App permissions are highly customizable. This is a detailed list of all permission settings and what they enable. As a point of reference (and good starting point), here are the permissions granted to the default GITHUB_TOKEN. Take care not to over-grant permissions when setting up your GitHub App.

The token generated by this Action is temporary and expires after 1 hour. Using an expired token produces a status code of 401 - Unauthorized, and requires creating a new installation token. The token is automatically limited in scope to only the current repo (the GITHUB_REPOSITORY env variable). So even if your App is installed on multiple repos, it will only have access to the one.
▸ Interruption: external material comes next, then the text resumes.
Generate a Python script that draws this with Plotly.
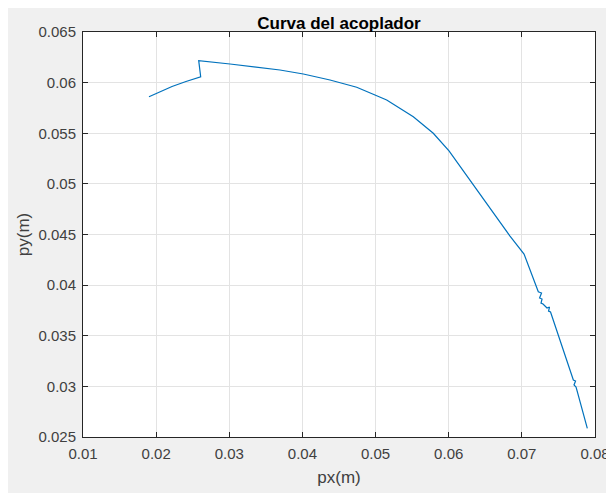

The Action takes care of registering the generated installation token as a secret value by using the ::add-mask command. This prevents the token value from accidentally being logged during subsequent workflow steps.

Uploading your App's private key as a GitHub secret is a one-time process with limited risk, assuming good precautions are taken (e.g. deleting the local key file after uploading).

See additional documentation about creating App installation tokens and authenticating as an App installation.

Contributing

Install the dependencies

$ npm install

Build the typescript and package it for distribution

$ npm run build && npm run package

Run the tests

$ npm test

 PASS  ./index.test.js
  ✓ throws invalid number (3ms)
  ✓ wait 500 ms (504ms)
  ✓ test runs (95ms)

...

Making changes to action.yml

The action.yml defines the inputs and outputs for the action.

See the documentation

Making changes to source code

Most toolkit and CI/CD operations involve async operations so the action is run in an async function.

import * as core from '@actions/core';
...

async function run() {
  try { 
      ...
  } 
  catch (error) {
    core.setFailed(error.message);
  }
}

run()

See the toolkit documentation for the various packages.

Validate

In addition to building and unit testing, the action itself is run as part of a pull_request workflow (see test.yml).